Numerical study on free cooling and mass distribution in a pump-driven two-phase cooling loop for data centers

Generally, the integrated cooling system in data centers consists of a vapor compression (VC) loop and a pump-driven two-phase cooling (PDTPC) loop. The PDTPC loop, utilizing free cooling without compressor operation, is a promising energy-saving technology for data center cooling. However, research on the factors influencing the upper limit of free cooling temperature and refrigerant mass distribution in the PDTPC loop remains limited. This study developed a steady-state numerical model to investigate the effects of pipe pressure drop and vapor quality on these parameters. Results show that reducing the pressure drop between the evaporators and condenser significantly increases the upper limit of free cooling temperature.

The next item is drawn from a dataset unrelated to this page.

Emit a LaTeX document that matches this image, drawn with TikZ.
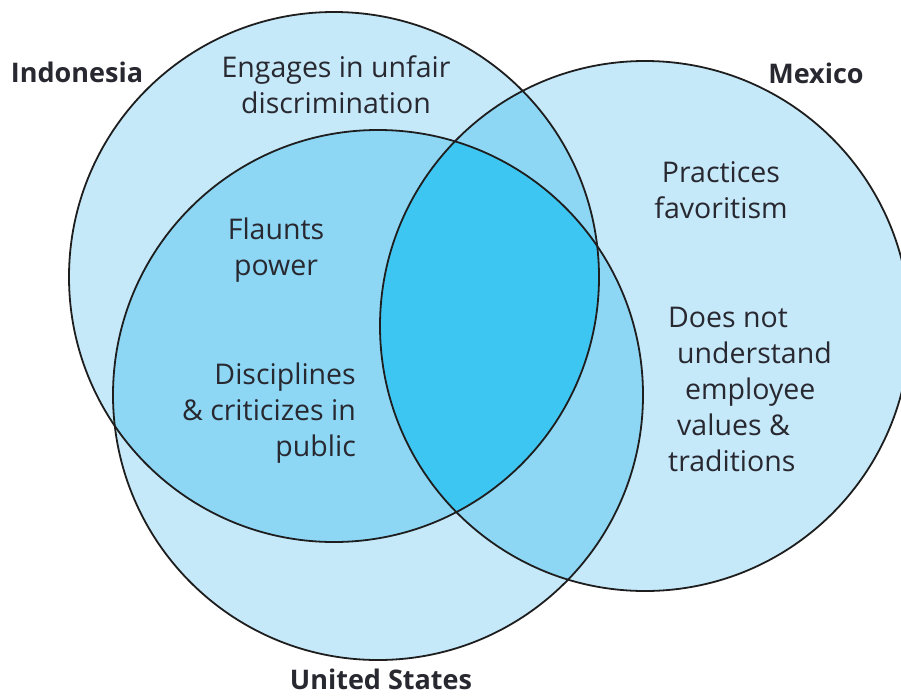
\documentclass[tikz,border=0pt]{standalone}
\usepackage{fontspec}
\setmainfont{Open Sans}
\definecolor{vennlight}{RGB}{198, 233, 250}
\definecolor{vennmid}{RGB}{141, 215, 245}
\definecolor{venndark}{RGB}{62, 198, 242}
\definecolor{vennline}{RGB}{30, 30, 30}
\definecolor{venntext}{RGB}{40, 40, 48}

\begin{document}
\begin{tikzpicture}[x=1pt, y=-1pt,
    ring/.style={draw=vennline, line width=1.8pt},
    item/.style={align=center, font=\fontsize{28.5}{36}\selectfont, text=venntext, inner sep=0pt},
    country/.style={font=\fontsize{27}{30}\selectfont\bfseries, text=venntext, inner sep=0pt}
]
\useasboundingbox (0,0) rectangle (901,696);
\clip (0,0) rectangle (901,696);
\def\vennr{265pt}

% Circle centres
\coordinate (ind) at (334,277);
\coordinate (usa) at (378,395);
\coordinate (mex) at (645,326);

% Single regions
\fill[vennlight] (ind) circle[radius=\vennr];
\fill[vennlight] (usa) circle[radius=\vennr];
\fill[vennlight] (mex) circle[radius=\vennr];

% Pairwise overlaps
\begin{scope}
  \clip (ind) circle[radius=\vennr];
  \fill[vennmid] (usa) circle[radius=\vennr];
  \fill[vennmid] (mex) circle[radius=\vennr];
\end{scope}
\begin{scope}
  \clip (usa) circle[radius=\vennr];
  \fill[vennmid] (mex) circle[radius=\vennr];
\end{scope}

% Triple overlap
\begin{scope}
  \clip (ind) circle[radius=\vennr];
  \clip (usa) circle[radius=\vennr];
  \fill[venndark] (mex) circle[radius=\vennr];
\end{scope}

% Outlines
\draw[ring] (ind) circle[radius=\vennr];
\draw[ring] (usa) circle[radius=\vennr];
\draw[ring] (mex) circle[radius=\vennr];

% Country labels
\node[country, anchor=base] (indonesia) at (77,82) {Indonesia};
\node[country, anchor=base] (mexico) at (816,83) {Mexico};
\node[country, anchor=base] (unitedstates) at (381,689) {United States};

% Behaviours
\node[item] (unfair) at (336,85) {Engages in unfair\\discrimination};
\node[item] (flaunts) at (276,250) {Flaunts\\power};
\node[item, align=right, anchor=east] (disciplines) at (356,413) {Disciplines\\\& criticizes in\\public};
\node[item] (favoritism) at (721,190) {Practices\\favoritism};
\node[item, align=left, anchor=west] (traditions) at (668,389) {Does not\\\hspace{9pt}understand\\\hspace{17pt}employee\\\hspace{9pt}values \&\\traditions};

\end{tikzpicture}
\end{document}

Additionally, reducing the pressure drop between the condenser and reservoir substantially decreases the refrigerant mass in the condenser. Operating at high vapor quality is beneficial to increase the upper limit of free cooling temperature and reduce refrigerant mass in the pipes, evaporators, and condenser. A reservoir is essential to manage changes in refrigerant mass distribution. This work provides theoretical guidance for extending the annual utilization of free cooling and reducing refrigerant charge in the practical application of the PDTPC loop in data centers, thereby improving energy efficiency and reducing overall costs.